WHAT TO DO » Retype only what runs from the beginning of the data through the line with "const yTicks = [0, 10, 20, 30, 40, 50, 60];"; please omit the pictures and keep every line exact.

DATASET EXCERPT »
☆ ☆ ☆ ☆ ☆ ☆ ☆
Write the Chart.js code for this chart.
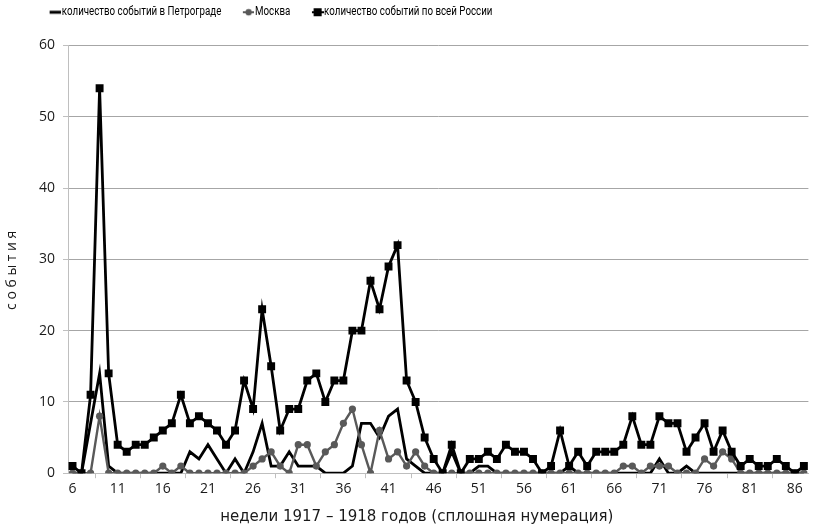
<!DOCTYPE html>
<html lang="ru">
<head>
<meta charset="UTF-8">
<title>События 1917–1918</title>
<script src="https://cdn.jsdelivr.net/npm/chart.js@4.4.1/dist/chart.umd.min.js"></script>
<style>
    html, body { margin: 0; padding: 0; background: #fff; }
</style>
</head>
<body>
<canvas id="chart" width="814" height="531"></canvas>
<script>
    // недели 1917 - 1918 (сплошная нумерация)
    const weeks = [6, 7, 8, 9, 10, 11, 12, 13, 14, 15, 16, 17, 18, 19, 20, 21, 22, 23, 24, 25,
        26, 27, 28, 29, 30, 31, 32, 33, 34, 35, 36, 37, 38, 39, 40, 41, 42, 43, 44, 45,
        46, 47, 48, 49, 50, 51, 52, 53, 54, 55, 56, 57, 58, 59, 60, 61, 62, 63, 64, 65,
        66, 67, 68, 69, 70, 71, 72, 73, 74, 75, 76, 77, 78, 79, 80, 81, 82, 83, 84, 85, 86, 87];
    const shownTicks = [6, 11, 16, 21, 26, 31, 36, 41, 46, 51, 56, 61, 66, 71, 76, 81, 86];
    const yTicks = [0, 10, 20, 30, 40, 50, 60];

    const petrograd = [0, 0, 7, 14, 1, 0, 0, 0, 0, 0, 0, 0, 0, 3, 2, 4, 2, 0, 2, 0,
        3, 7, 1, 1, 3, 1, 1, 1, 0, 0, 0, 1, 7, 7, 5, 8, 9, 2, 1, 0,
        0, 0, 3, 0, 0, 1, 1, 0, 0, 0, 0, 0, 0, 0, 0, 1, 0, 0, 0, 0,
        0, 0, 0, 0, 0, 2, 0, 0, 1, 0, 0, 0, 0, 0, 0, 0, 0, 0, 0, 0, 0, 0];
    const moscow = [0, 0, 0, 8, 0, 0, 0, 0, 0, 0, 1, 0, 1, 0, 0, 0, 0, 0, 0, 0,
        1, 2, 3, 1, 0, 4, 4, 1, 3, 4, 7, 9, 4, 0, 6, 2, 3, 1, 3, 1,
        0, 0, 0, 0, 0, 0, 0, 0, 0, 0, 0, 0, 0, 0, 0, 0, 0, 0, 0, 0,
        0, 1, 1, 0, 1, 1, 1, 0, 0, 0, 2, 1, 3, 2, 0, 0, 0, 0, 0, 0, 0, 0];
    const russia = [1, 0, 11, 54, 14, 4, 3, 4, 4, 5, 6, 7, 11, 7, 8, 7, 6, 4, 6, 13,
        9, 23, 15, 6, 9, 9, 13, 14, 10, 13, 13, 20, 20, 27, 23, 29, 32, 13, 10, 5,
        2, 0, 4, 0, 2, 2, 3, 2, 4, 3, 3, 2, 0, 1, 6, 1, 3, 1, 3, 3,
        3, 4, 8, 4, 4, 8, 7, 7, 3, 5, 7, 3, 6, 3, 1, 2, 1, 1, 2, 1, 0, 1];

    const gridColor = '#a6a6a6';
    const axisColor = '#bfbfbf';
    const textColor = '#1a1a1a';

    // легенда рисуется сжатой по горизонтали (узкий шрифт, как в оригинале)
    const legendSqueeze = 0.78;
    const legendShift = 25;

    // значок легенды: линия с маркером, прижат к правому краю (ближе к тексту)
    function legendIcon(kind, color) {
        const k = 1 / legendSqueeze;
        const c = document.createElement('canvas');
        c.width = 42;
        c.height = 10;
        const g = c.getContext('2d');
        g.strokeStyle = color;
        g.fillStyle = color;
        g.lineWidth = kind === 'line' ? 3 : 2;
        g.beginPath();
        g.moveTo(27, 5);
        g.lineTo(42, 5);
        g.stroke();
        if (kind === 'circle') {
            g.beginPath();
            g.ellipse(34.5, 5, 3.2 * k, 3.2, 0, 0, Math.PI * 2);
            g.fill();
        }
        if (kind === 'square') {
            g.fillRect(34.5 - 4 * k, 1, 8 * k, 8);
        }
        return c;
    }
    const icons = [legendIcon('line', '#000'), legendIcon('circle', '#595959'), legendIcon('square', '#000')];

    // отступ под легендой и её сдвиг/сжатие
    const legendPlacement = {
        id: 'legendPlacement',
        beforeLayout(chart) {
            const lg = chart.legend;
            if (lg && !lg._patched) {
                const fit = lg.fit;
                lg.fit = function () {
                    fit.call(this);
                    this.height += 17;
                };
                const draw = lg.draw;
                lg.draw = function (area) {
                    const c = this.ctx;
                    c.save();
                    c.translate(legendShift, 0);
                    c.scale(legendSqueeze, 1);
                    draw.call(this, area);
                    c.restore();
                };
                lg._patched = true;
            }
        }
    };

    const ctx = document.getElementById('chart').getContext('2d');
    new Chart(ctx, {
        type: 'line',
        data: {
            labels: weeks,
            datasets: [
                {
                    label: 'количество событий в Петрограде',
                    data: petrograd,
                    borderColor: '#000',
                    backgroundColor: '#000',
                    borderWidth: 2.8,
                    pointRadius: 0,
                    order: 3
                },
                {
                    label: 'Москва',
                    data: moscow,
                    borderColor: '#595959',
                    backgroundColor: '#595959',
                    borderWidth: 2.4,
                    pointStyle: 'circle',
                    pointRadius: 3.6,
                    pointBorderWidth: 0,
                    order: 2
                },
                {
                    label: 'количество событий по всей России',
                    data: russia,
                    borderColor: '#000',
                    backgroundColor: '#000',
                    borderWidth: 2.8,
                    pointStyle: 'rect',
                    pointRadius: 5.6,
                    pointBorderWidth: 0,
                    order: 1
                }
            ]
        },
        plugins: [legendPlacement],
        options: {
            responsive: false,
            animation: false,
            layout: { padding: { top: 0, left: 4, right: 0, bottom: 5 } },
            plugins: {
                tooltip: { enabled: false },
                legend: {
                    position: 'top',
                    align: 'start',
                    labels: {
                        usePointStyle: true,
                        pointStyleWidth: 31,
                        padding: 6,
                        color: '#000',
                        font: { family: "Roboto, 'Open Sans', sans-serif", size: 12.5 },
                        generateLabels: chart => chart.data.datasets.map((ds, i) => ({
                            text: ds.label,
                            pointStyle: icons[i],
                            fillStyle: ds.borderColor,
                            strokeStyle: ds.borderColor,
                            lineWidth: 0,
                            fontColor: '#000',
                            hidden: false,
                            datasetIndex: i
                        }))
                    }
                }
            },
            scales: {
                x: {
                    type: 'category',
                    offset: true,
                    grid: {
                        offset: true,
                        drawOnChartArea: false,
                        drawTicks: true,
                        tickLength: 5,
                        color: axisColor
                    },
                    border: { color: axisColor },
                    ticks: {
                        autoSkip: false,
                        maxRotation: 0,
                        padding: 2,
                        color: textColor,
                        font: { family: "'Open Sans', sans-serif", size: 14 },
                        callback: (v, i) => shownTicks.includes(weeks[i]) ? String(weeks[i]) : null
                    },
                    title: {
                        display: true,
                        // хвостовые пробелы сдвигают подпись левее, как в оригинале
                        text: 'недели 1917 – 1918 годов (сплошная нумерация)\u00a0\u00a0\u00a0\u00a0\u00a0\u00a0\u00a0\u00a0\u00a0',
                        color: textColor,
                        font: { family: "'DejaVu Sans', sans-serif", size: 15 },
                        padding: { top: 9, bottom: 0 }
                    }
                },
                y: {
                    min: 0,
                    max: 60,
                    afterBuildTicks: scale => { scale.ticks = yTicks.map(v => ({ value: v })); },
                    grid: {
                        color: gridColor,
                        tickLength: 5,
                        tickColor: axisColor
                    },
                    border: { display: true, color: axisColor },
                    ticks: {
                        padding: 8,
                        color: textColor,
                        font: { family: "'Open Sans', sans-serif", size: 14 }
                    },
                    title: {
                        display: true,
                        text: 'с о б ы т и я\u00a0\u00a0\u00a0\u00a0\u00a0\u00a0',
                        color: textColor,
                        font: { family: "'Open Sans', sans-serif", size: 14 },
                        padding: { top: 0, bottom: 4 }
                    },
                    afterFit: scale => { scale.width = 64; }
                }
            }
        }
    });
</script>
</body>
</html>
☆ ☆ ☆ ☆ ☆ ☆ ☆
FULL ANSWER »
Write the Chart.js code for this chart.
<!DOCTYPE html>
<html lang="ru">
<head>
<meta charset="UTF-8">
<title>События 1917–1918</title>
<script src="https://cdn.jsdelivr.net/npm/chart.js@4.4.1/dist/chart.umd.min.js"></script>
<style>
    html, body { margin: 0; padding: 0; background: #fff; }
</style>
</head>
<body>
<canvas id="chart" width="814" height="531"></canvas>
<script>
    // недели 1917 - 1918 (сплошная нумерация)
    const weeks = [6, 7, 8, 9, 10, 11, 12, 13, 14, 15, 16, 17, 18, 19, 20, 21, 22, 23, 24, 25,
        26, 27, 28, 29, 30, 31, 32, 33, 34, 35, 36, 37, 38, 39, 40, 41, 42, 43, 44, 45,
        46, 47, 48, 49, 50, 51, 52, 53, 54, 55, 56, 57, 58, 59, 60, 61, 62, 63, 64, 65,
        66, 67, 68, 69, 70, 71, 72, 73, 74, 75, 76, 77, 78, 79, 80, 81, 82, 83, 84, 85, 86, 87];
    const shownTicks = [6, 11, 16, 21, 26, 31, 36, 41, 46, 51, 56, 61, 66, 71, 76, 81, 86];
    const yTicks = [0, 10, 20, 30, 40, 50, 60];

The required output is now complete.